Stepping over the bodies of sleeping people, around stray dogs and through the small gaps between parked motor bikes, we dodged the traffic as we madly tried to cross the roads. We passed the same sprawl of textile and homeware shops, street food vendors and chai makers, flower garland weavers and men busy working at their sewing machines, through scaffolding and busy streets, past smiling faces and staring eyes. We watched as food was tossed high into the air from boiling woks, and as our naan was prepared in a tandoori oven, before being wrapped up in butchers paper and tied with string. Children asked us to take their “photo, photo” and were overjoyed at the opportunity to see themselves on a digital screen.
Again, we had to watch our every step and movement to ensure we didn’t get hit by moving traffic, or step somewhere we shouldn’t, but it was easier – it’s getting easier – to manage.

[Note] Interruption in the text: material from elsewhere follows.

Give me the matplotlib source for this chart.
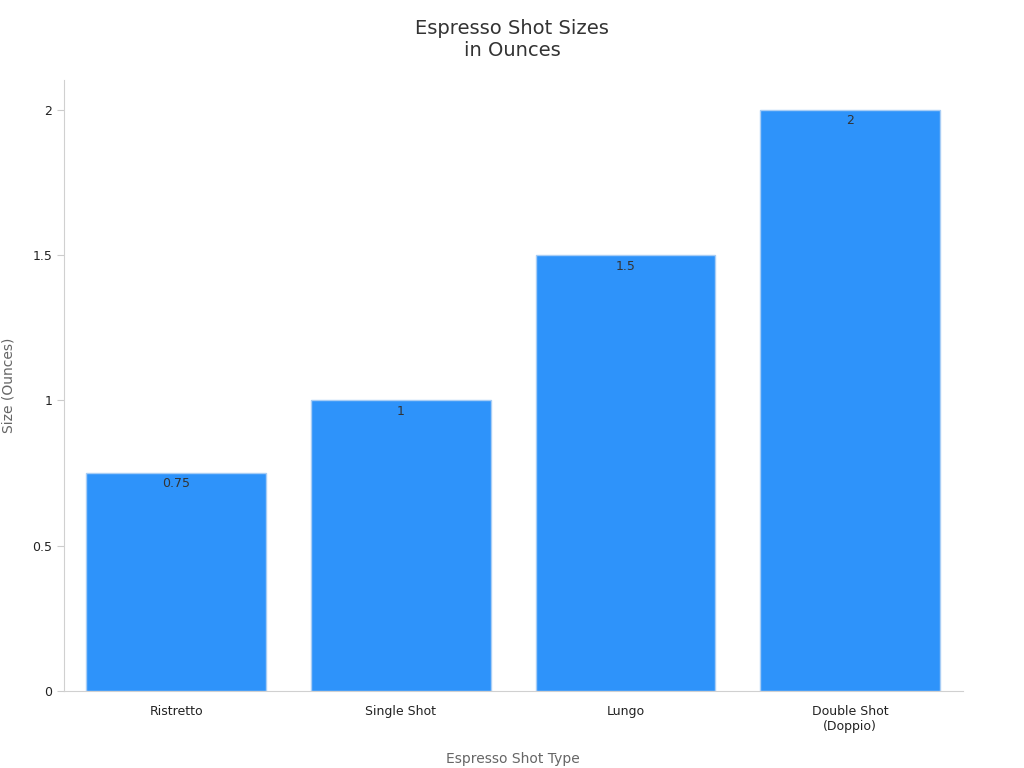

We didn’t venture much further than yesterday this evening – but we didn’t have to – there’s no need. I think we could walk the same area night after night after night, and every time we’d see something new, meet someone new, or discover a laneway we hadn’t before noticed… The thing about this place, it seems, is that there is just always so much happening – so much to see and take in.
We found a “home ware shop” – a tiny space between two buildings – and bought a metal chai canister. We don’t like contributing to the already horrendous rubbish situation, and with the amount of chai we suspect we will be drinking in the next three months, the 48 rupee investment in a metal, re-useable tea canister is a much more environmentally friendly option than the hundreds of little white paper cups. (Well it will be once I’ve washed and scrubbed it to within an inch of its life.)
The food is all so tempting to eat; the Indian sweets are so bright and colourful, the smells are aromatic and we watch as people effortlessly add more and more spice to whatever they’re cooking. It all looks – and is – so new and foreign, we wouldn’t know what to choose! Jake had read that Chennai, and the South of India, is known for its fabulous ‘Kebabs’; he was keen to try one but… we’re just not sure yet what we can trust, and what our western stomachs can handle.
We ended the night with two cups of chai – each – a perfect way to finish off what has been an enthralling, entertaining and insightful day in India.